The imager converts light into electric signal. The camera lens projects an image onto the imager surface, exposing the photosensitive array to light. The light exposure is converted into electrical charge. At the end of the timed exposure, the imager converts the accumulated charge into a continuous analog voltage at the imager's output terminals. After scan out is complete, the photosites are reset to start the exposure process for the next video frame.
The recorder is responsible for writing the video signal onto a recording medium (such as magnetic videotape.) The record function involves many signal processing steps, and historically, the recording process introduced some distortion and noise into the stored video, such that playback of the stored signal may not retain the same characteristics as the live video feed. All but the most primitive camcorders imaginable also need to have a recorder controlling section which allows the user to control the camcorder, switch the recorder into playback mode for reviewing the recorded footage and an image control section which controls exposure, focus and white balance.

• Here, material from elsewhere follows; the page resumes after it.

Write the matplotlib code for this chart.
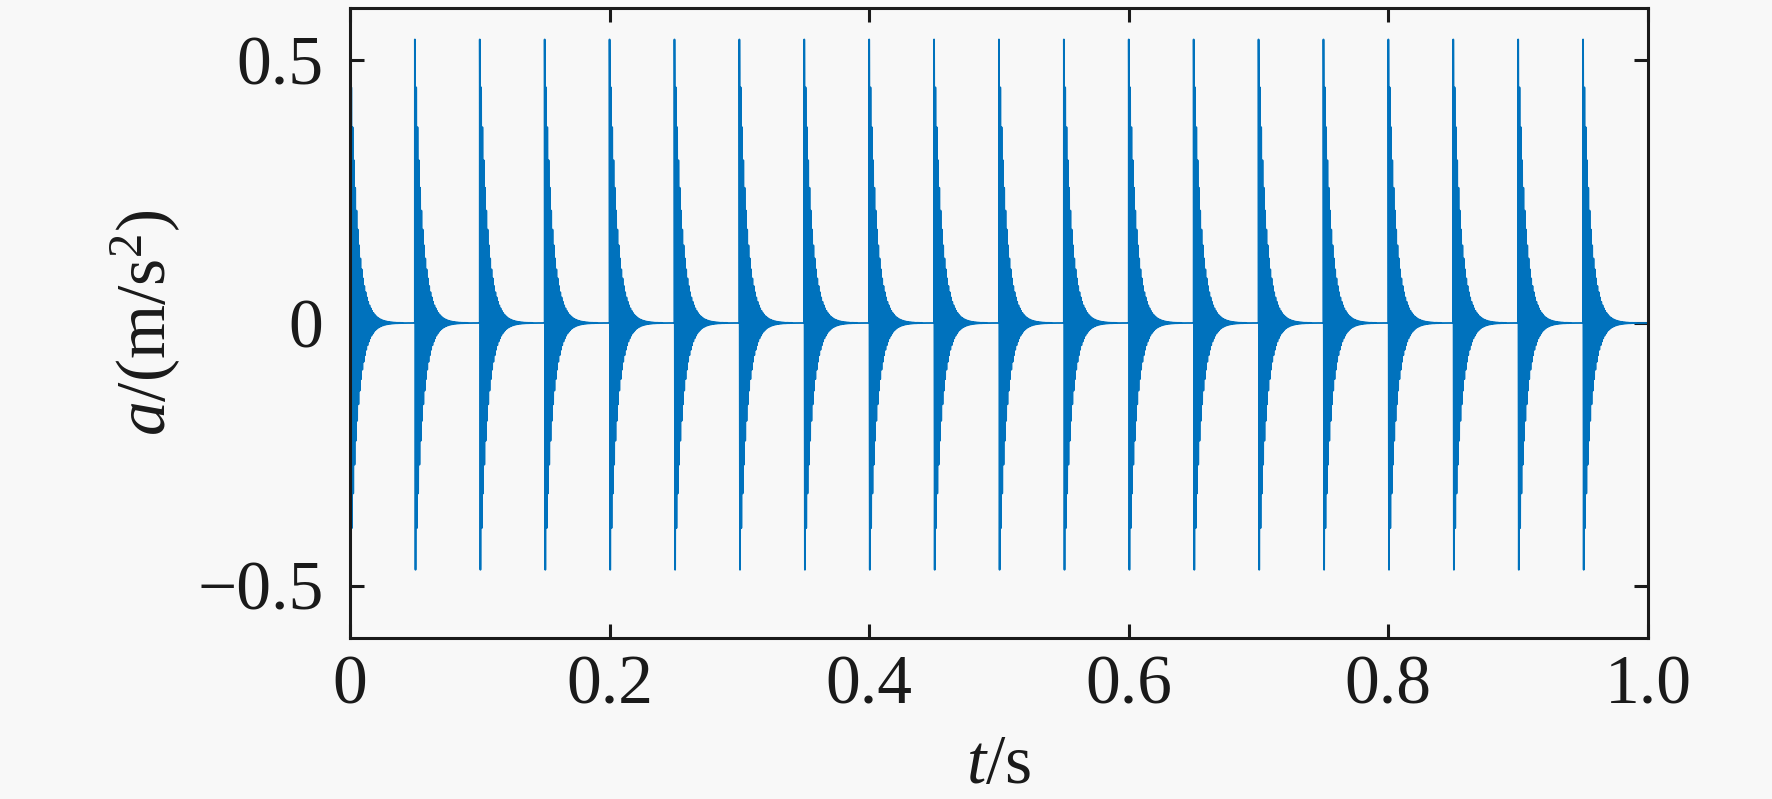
import numpy as np
import matplotlib.pyplot as plt
from matplotlib.ticker import FixedLocator, FixedFormatter

# impact instants (s) and the ringing
impulse_times = [0.00, 0.05, 0.10, 0.15, 0.20, 0.25, 0.30, 0.35, 0.40, 0.45,
                 0.50, 0.55, 0.60, 0.65, 0.70, 0.75, 0.80, 0.85, 0.90, 0.95]
peak_up = [0.54] * 20      # m/s^2, positive peak of each burst
peak_down = [0.47] * 20    # m/s^2, magnitude of negative peak
decay_rate = 185.0         # 1/s, envelope decay
ring_freq = 1000.0         # Hz, ringing frequency
fs = 40000                 # Hz, sample rate
duration = 1.0

xticks = [0, 0.2, 0.4, 0.6, 0.8, 1.0]
xticklabels = ['0', '0.2', '0.4', '0.6', '0.8', '1.0']
yticks = [-0.5, 0, 0.5]
yticklabels = ['\u22120.5', '0', '0.5']

# build the acceleration trace from the bursts
t = np.arange(0, duration, 1.0 / fs)
a = np.zeros_like(t)
# first trough comes half a period after the hit, so lift its scale
trough_gain = np.exp(decay_rate * 0.5 / ring_freq)
for t0, up, dn in zip(impulse_times, peak_up, peak_down):
    m = t >= t0
    dt = t[m] - t0
    osc = np.cos(2 * np.pi * ring_freq * dt)
    amp = np.where(osc >= 0, up, dn * trough_gain)
    a[m] += amp * np.exp(-decay_rate * dt) * osc

plt.rcParams['font.family'] = ['Liberation Serif', 'DejaVu Serif']
plt.rcParams['mathtext.fontset'] = 'custom'
plt.rcParams['mathtext.rm'] = 'Liberation Serif'
plt.rcParams['mathtext.it'] = 'Liberation Serif:italic'

bg = '#f8f8f8'
fig = plt.figure(figsize=(17.72, 7.99), dpi=100, facecolor=bg)
ax = fig.add_axes([0.1975, 0.2015, 0.7325, 0.7885], facecolor=bg)

ax.plot(t, a, color='#0072BD', linewidth=1.3)

ax.set_xlim(0, 1.0)
ax.set_ylim(-0.6, 0.6)
ax.xaxis.set_major_locator(FixedLocator(xticks))
ax.xaxis.set_major_formatter(FixedFormatter(xticklabels))
ax.yaxis.set_major_locator(FixedLocator(yticks))
ax.yaxis.set_major_formatter(FixedFormatter(yticklabels))

ax.tick_params(direction='in', length=10, width=2.2, labelsize=50,
               top=True, right=True, colors='#1a1a1a')
ax.tick_params(axis='x', pad=12)
ax.tick_params(axis='y', pad=19)
for s in ax.spines.values():
    s.set_linewidth(2.2)
    s.set_color('#1a1a1a')

ax.set_xlabel(r'$t$/s', fontsize=50, labelpad=12, color='#1a1a1a')
ax.set_ylabel(r'$a$/(m/s$^2$)', fontsize=50, labelpad=10, color='#1a1a1a')

fig.savefig('out.png', dpi=100, facecolor=bg)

In 1983 Sony released the first consumer camcorder the Betamovie BMC-100P. It used a Betamax cassette and could not be held with one hand, so it was typically resting on a shoulder. In the same year JVC released the first camcorder based on VHS-C format. In 1985 Sony came up with its own compact video cassette format, Video8. Both VHS-C and Video8 had their benefits and drawbacks, and neither won the format war. In 1985, Panasonic, RCA, and Hitachi began producing camcorders that recorded to full sized VHS cassette and offered up to 3 hours of record time. These shoulder mount camcorders found a niche with videophiles, industrial videographers, and college TV studios. Super VHS (S-VHS) full sized camcorders were released in 1987 which exceeded the broadcast quality of the day and provided an inexpensive way to collect news segments or videographies. Sony matched this with the release of Hi8, an upgraded version of Video8.
In 1986 Sony introduced the first digital video format, D1. Video was recorded in uncompressed form and required enormous bandwidth for its time. In 1992 Ampex used D1 form factor to create DCT, the first digital video format that utilized data compression. The compression utilized discrete cosine transform algorithm, which is used in most modern commercial digital video formats. In 1995 Sony, JVC, Panasonic and other video camera manufacturers launched DV, which quickly became a de-facto standard for home video production, for independent film making and for citizen journalism. In the same year Ikegami introduced Editcam the first tape less video recording system. In 2000 Panasonic launched DVCPRO HD, expanding the DV codec to support high definition. The format was intended for use in professional camcorders and used full size DVCPRO cassettes. In 2003 Sony, JVC, Canon and Sharp introduced HDV, the first truly affordable high definition video format, which used inexpensive MiniDV cassettes.